PROBLEM DETAILS -
In the material below, the lines containing the word "matplotlib" are required; copy each of them.

■ ■ ■

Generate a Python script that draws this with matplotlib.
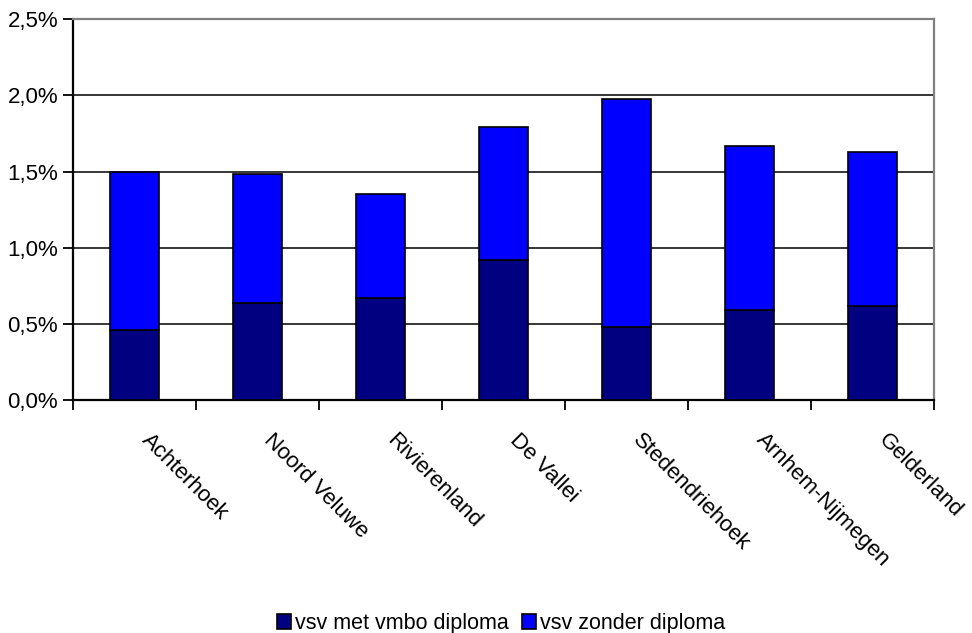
import numpy as np
import matplotlib
matplotlib.use('Agg')
import matplotlib.pyplot as plt
import matplotlib.transforms as mtransforms
from matplotlib.ticker import FuncFormatter, MultipleLocator

plt.rcParams['font.family'] = ['Liberation Sans', 'DejaVu Sans']

regios = ['Achterhoek', 'Noord Veluwe', 'Rivierenland', 'De Vallei',
          'Stedendriehoek', 'Arnhem-Nijmegen', 'Gelderland']
met_vmbo = [0.46, 0.64, 0.67, 0.92, 0.48, 0.59, 0.62]
zonder = [1.035, 0.845, 0.685, 0.875, 1.50, 1.08, 1.01]
reeksen = ['vsv met vmbo diploma', 'vsv zonder diploma']

fig = plt.figure(figsize=(9.72, 6.33), dpi=100, facecolor='white')
ax = fig.add_axes([0.0754, 0.368, 0.8856, 0.6015])

x = np.arange(len(regios))
ax.bar(x, met_vmbo, width=0.4, color='#000080', edgecolor='black',
       linewidth=1.2, label=reeksen[0], zorder=3)
ax.bar(x, zonder, width=0.4, bottom=met_vmbo, color='#0000FF',
       edgecolor='black', linewidth=1.2, label=reeksen[1], zorder=3)

ax.set_xlim(-0.5, len(regios) - 0.5)
ax.set_ylim(0, 2.5)
ax.yaxis.set_major_locator(MultipleLocator(0.5))
ax.yaxis.set_major_formatter(FuncFormatter(lambda v, p: f'{v:.1f}%'.replace('.', ',')))
ax.grid(axis='y', color='black', linewidth=1.1, zorder=0)

# category labels at centres, tick marks at boundaries
ax.set_xticks(x)
ax.set_xticklabels(regios, rotation=-45, ha='left', va='top',
                   rotation_mode='anchor')
ax.set_xticks(np.arange(len(regios) + 1) - 0.5, minor=True)
ax.tick_params(axis='x', which='major', length=0, pad=21, labelsize=16)
ax.tick_params(axis='x', which='minor', length=7, width=1.3, direction='out')
ax.tick_params(axis='y', length=7, width=1.3, direction='out', labelsize=16, pad=4)

verschuif = mtransforms.ScaledTranslation(0.17, 0, fig.dpi_scale_trans)
for lab in ax.get_xticklabels():
    lab.set_transform(lab.get_transform() + verschuif)

for s in ['left', 'bottom']:
    ax.spines[s].set_color('black')
    ax.spines[s].set_linewidth(1.6)
for s in ['top', 'right']:
    ax.spines[s].set_color('#808080')
    ax.spines[s].set_linewidth(1.6)

fig.legend(loc='lower center', bbox_to_anchor=(0.5155, -0.032), ncol=2,
           frameon=False, fontsize=15.5, handlelength=0.65, handleheight=0.65,
           handletextpad=0.2, columnspacing=0.6)

plt.savefig('out.png', dpi=100, facecolor='white')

■ ■ ■

TASK RESPONSE -
Generate a Python script that draws this with matplotlib.
import matplotlib
matplotlib.use('Agg')
import matplotlib.pyplot as plt
import matplotlib.transforms as mtransforms
from matplotlib.ticker import FuncFormatter, MultipleLocator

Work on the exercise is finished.